I asked Nico who couldn't remember JMB ever going to church, nor did he ever discuss it with him (although Nico himself was quietly religious in that he went to the local C of E church on Sundays). But he thought Mackail had it about right, remembering that Mackail knew both Barrie and the Llewelyn Davieses well, so here's what Mackail has to say (p 56):
"As with scores of other young Scotchmen if not with all of them, his family’s form of religion had been driven in so far and so firmly that questioning and experiment were equally impossible. Church-going was as inevitable as Sunday itself. Other denominations were, quite simply, for those who had been brought up in them. More imprisonment? His soul hadn’t noticed it yet, or rather, perhaps, had accepted obedience to what was expected of it without positively involving his mind.

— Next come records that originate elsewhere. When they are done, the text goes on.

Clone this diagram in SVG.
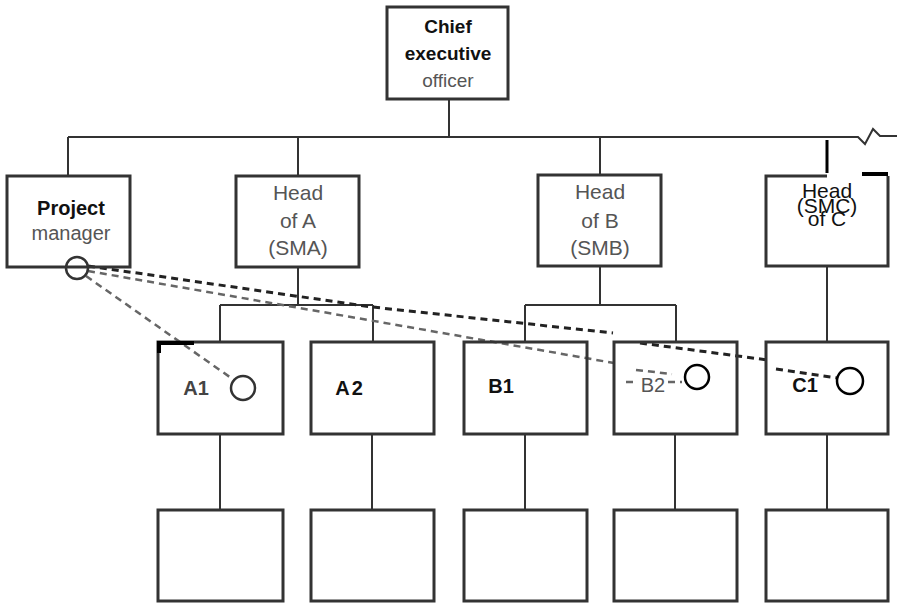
<svg xmlns="http://www.w3.org/2000/svg" width="897" height="604" viewBox="0 0 897 604">
<style>
.box{fill:none;stroke:#333;stroke-width:3}
.ln{fill:none;stroke:#333;stroke-width:2}
.circ{fill:none;stroke:#333;stroke-width:2.5}
.t{font-family:"Liberation Sans",Arial,sans-serif;font-size:20px;text-anchor:middle;fill:#555}
.h{font-size:21px}
.c{font-size:19px}
.b{font-weight:bold;fill:#111}
.d1{fill:none;stroke:#222;stroke-width:3;stroke-dasharray:7 5}
.d2{fill:none;stroke:#666;stroke-width:2.5;stroke-dasharray:7 5}
</style>
<rect width="897" height="604" fill="#fff"/>
<g id="connectors">
<path class="ln" d="M449 99V137M68 137H858L865 144L873 129L880 136H897"/>
<path class="ln" d="M68 137V176M298 137V176M600 137V175"/>
<path class="ln" d="M827 140V173" style="stroke:#000;stroke-width:3"/>
<path class="ln" d="M298 267V305M220 305H373M220 305V342M373 305V342"/>
<path class="ln" d="M600 266V305M525 305H676M525 305V342M676 305V342"/>
<path class="ln" d="M827 266V342"/>
<path class="ln" d="M220 434V510M372 434V510M525 434V510M675 434V510M827 434V510"/>
<path class="d1" d="M88 266L372 307L613 333"/>
<path class="d1" d="M640 343L768 360M776 369L837 378"/>
<path class="d2" d="M88 271L614 363M626 382H634M668 382H682M636 370L672 374"/>
<path class="d2" d="M86 276L234 380"/>
</g>
<g id="ceo"><rect class="box" x="387" y="7" width="121" height="92"/>
<text class="t c b" x="448" y="33">Chief</text><text class="t c b" x="448" y="60">executive</text><text class="t c" x="448" y="87">officer</text></g>
<g id="pm"><rect class="box" x="7" y="176" width="123" height="91"/>
<text class="t b" x="71" y="215">Project</text><text class="t" x="71" y="240">manager</text>
<circle class="circ" cx="77" cy="268" r="11"/></g>
<g id="headA"><rect class="box" x="236" y="176" width="123" height="91"/>
<text class="t h" x="298" y="200">Head</text><text class="t h" x="298" y="228">of A</text><text class="t h" x="298" y="255">(SMA)</text></g>
<g id="headB"><rect class="box" x="538" y="175" width="123" height="91"/>
<text class="t h" x="600" y="199">Head</text><text class="t h" x="600" y="228">of B</text><text class="t h" x="600" y="255">(SMB)</text></g>
<g id="headC"><path class="ln" d="M827 176H766V266H888V176" style="stroke-width:3"/>
<path d="M862 174H888" stroke="#000" stroke-width="4"/>
<text class="t h" x="827" y="198" style="fill:#111">Head</text><text class="t h" x="827" y="213" style="fill:#111">(SMC)</text><text class="t h" x="827" y="226" style="fill:#111">of C</text></g>
<g id="a1"><rect class="box" x="158" y="342" width="125" height="92"/>
<path d="M159 353V343H194" fill="none" stroke="#000" stroke-width="4"/>
<text class="t b" x="196" y="395" style="fill:#444">A1</text><circle class="circ" cx="243" cy="388" r="12"/></g>
<g id="a2"><rect class="box" x="311" y="342" width="123" height="92"/>
<text class="t b" x="350" y="395" style="letter-spacing:2px">A2</text></g>
<g id="b1"><rect class="box" x="464" y="342" width="123" height="92"/>
<text class="t b" x="501" y="393">B1</text></g>
<g id="b2"><rect class="box" x="614" y="342" width="123" height="92"/>
<text class="t" x="653" y="392">B2</text><circle class="circ" cx="697" cy="377" r="12" style="stroke:#000"/></g>
<g id="c1"><rect class="box" x="766" y="342" width="122" height="92"/>
<text class="t b" x="805" y="392">C1</text><circle class="circ" cx="850" cy="381" r="13" style="stroke:#000"/></g>
<g id="bottom">
<rect class="box" x="158" y="510" width="125" height="91"/>
<rect class="box" x="311" y="510" width="123" height="91"/>
<rect class="box" x="464" y="510" width="123" height="91"/>
<rect class="box" x="614" y="510" width="123" height="91"/>
<rect class="box" x="766" y="510" width="122" height="91"/>
</g>
</svg>
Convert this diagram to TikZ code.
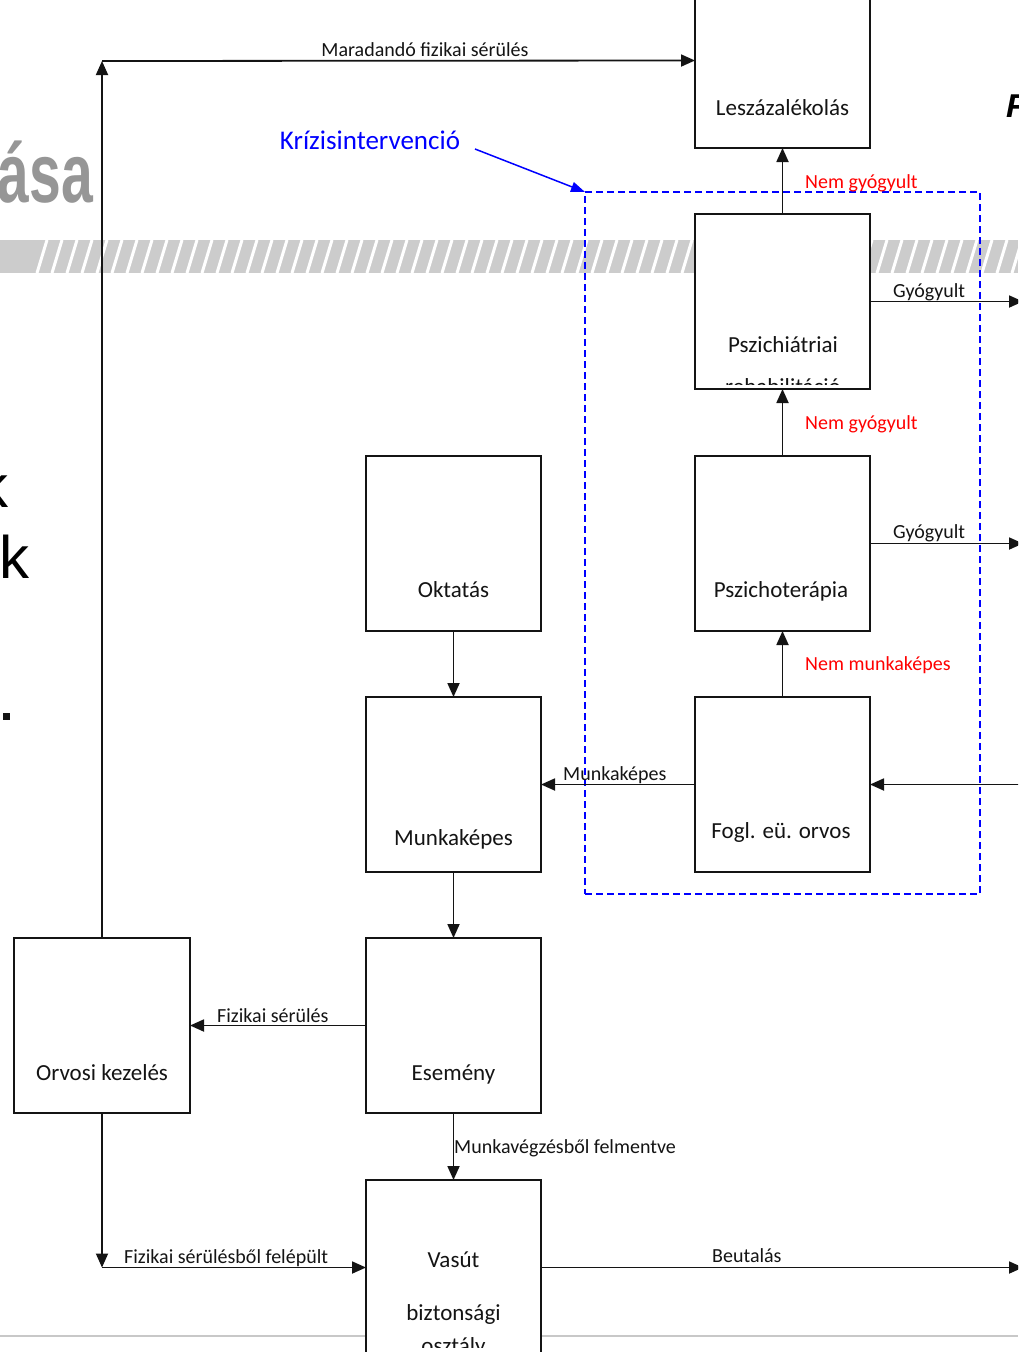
\documentclass[tikz,border=0pt]{standalone}
\usepackage{fontspec}
\setmainfont{Carlito}
\newfontfamily\bgfont{Liberation Sans}
\usetikzlibrary{arrows.meta}
\definecolor{bandgray}{RGB}{204,204,204}
\definecolor{titlegray}{RGB}{150,150,150}
\definecolor{linegray}{RGB}{200,200,200}
\definecolor{ink}{RGB}{20,20,20}
\definecolor{kblue}{RGB}{0,0,255}
\definecolor{kred}{RGB}{255,0,0}
\begin{document}
\begin{tikzpicture}[x=1pt,y=-1pt,
  box/.style={draw=ink, line width=1.8pt, fill=white, minimum width=175pt, minimum height=175pt, inner sep=0pt, outer sep=0pt},
  boxtext/.style={font=\fontsize{23}{27}\selectfont, anchor=base, inner sep=0pt, text=ink},
  lab/.style={font=\fontsize{20}{24}\selectfont, anchor=base west, inner sep=0pt, text=ink},
  redlab/.style={lab, text=kred},
  arr/.style={draw=ink, line width=1.8pt, -{Triangle[length=14pt,width=12pt]}},
  bgtext/.style={inner sep=0pt, anchor=base west}]
\useasboundingbox (0,0) rectangle (1018,1352);
\clip (0,0) rectangle (1018,1352);
\fill[white] (0,0) rectangle (1018,1352);
% slide background fragments
\node[bgtext, anchor=base east, font=\bgfont\bfseries\fontsize{84}{90}\selectfont, text=titlegray] (title) at (93,202) {\scalebox{0.68}[1]{ása}};
\fill[bandgray] (0,240) rectangle (1018,273);
\foreach \x in {37,52,...,1035} \draw[white, line width=3pt] (\x,273) -- ({\x+10},240);
\node[bgtext, font=\bgfont\fontsize{60}{60}\selectfont] (k1) at (-22,507) {k};
\node[bgtext, font=\bgfont\fontsize{60}{60}\selectfont] (k2) at (-1,578) {k};
\fill[ink] (3,713) rectangle (10,720);
\node[bgtext, font=\bgfont\bfseries\itshape\fontsize{33}{33}\selectfont, text=black] (ff) at (1006,117) {F};
\draw[linegray, line width=2.5pt] (0,1336) -- (1018,1336);

% boxes
\node[box] (lesz) at (782.5,60.5) {};
\node[box] (pszr) at (782.5,301.5) {};
\node[box] (pszt) at (782.5,543.5) {};
\node[box] (fogl) at (782.5,784.5) {};
\node[box] (okt) at (453.5,543.5) {};
\node[box] (munk) at (453.5,784.5) {};
\node[box] (esem) at (453.5,1025.5) {};
\node[box, minimum width=176pt] (orv) at (102,1025.5) {};
\node[box] (vasut) at (453.5,1267.5) {};

% crisis frame
\node[draw=kblue, line width=1.6pt, dash pattern=on 7pt off 4pt, minimum width=395pt, minimum height=702pt, inner sep=0pt, outer sep=0pt] (kriz) at (782.5,543) {};
\node[inner sep=0pt, anchor=base, font=\fontsize{27}{30}\selectfont, text=kblue] (lkriz) at (370,149) {Krízisintervenció};
\coordinate (ks) at (475,149);
\draw[kblue, line width=1.5pt, -{Triangle[length=14pt,width=10pt]}] (ks) -- (kriz.north west);

% connectors
\coordinate (c1) at (102,61);
\draw[arr] (orv.north) -- (c1);
\draw[arr] (c1) -- (lesz.west);
\draw[arr] (pszr.north) -- (lesz.south);
\coordinate (o1) at (1023,301.5);
\draw[arr] (pszr.east) -- (o1);
\draw[arr] (pszt.north) -- (pszr.south);
\coordinate (o2) at (1023,543.5);
\draw[arr] (pszt.east) -- (o2);
\draw[arr] (fogl.north) -- (pszt.south);
\coordinate (i1) at (1030,784.5);
\draw[arr] (i1) -- (fogl.east);
\draw[arr] (fogl.west) -- (munk.east);
\draw[arr] (okt.south) -- (munk.north);
\draw[arr] (munk.south) -- (esem.north);
\draw[arr] (esem.west) -- (orv.east);
\draw[arr] (esem.south) -- (vasut.north);
\coordinate (c2) at (102,1267.5);
\draw[arr] (orv.south) -- (c2);
\draw[arr] (c2) -- (vasut.west);
\coordinate (o3) at (1023,1267.5);
\draw[arr] (vasut.east) -- (o3);

% connector labels
\node[lab, anchor=base] (lmar) at (425,56) {Maradandó fizikai sérülés};
\node[redlab] (lng1) at (805,188) {Nem gyógyult};
\node[lab] (lgy1) at (893,297) {Gyógyult};
\node[redlab] (lng2) at (805,429) {Nem gyógyult};
\node[lab] (lgy2) at (893,538) {Gyógyult};
\node[redlab] (lnm) at (805,670) {Nem munkaképes};
\node[lab] (lmk) at (563,780) {Munkaképes};
\node[lab] (lfs) at (217,1022) {Fizikai sérülés};
\node[lab] (lmf) at (454,1153) {Munkavégzésből felmentve};
\node[lab] (lfel) at (124,1263) {Fizikai sérülésből felépült};
\node[lab] (lbe) at (712,1262) {Beutalás};

% box texts
\node[boxtext] (tlesz) at (782.5,115) {Leszázalékolás};
\node[boxtext] (tpszr) at (783,352) {Pszichiátriai};
\begin{scope}
\clip (690,214) rectangle (875,384);
\node[boxtext] (tpszr2) at (783,394) {rehabilitáció};
\end{scope}
\node[boxtext] (tpszt) at (781,597) {Pszichoterápia};
\node[boxtext] (tfogl) at (781,838) {Fogl. eü. orvos};
\node[boxtext] (tokt) at (453.5,597) {Oktatás};
\node[boxtext] (tmunk) at (453.5,845) {Munkaképes};
\node[boxtext] (tesem) at (453.5,1080) {Esemény};
\node[boxtext] (torv) at (102,1080) {Orvosi kezelés};
\node[boxtext] (tv1) at (453.5,1267) {Vasút};
\node[boxtext] (tv2) at (453.5,1320) {biztonsági};
\begin{scope}
\clip (370,1300) rectangle (540,1347);
\node[boxtext] (tv3) at (453.5,1353) {osztály};
\end{scope}
\end{tikzpicture}
\end{document}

His church-going broke off and ceased when he left Scotland—though it was resumed, as long as his mother was alive, at his old home—as naturally and easily as if it had never been driven into him at all. He never mocked; the moral principles which it formalised or ritualised were an unshakable part of him until the end. But, put to the test, the perpetuation of childish beliefs—which bring peace, comfort, and self-satisfaction to so many—could no longer accompany the queer development of his intellect. In this, at any rate, he grew up, or—if you prefer it—remained always too young for spiritual understanding. During all the best-known part of his life he varied, one might say, between stoic philosophy and brief but natural and human moments of secret panic and terror. His mind wasn’t a religious mind, though his pen and that largely subconscious part of him which so often guided it could touch notes of deep religious sincerity."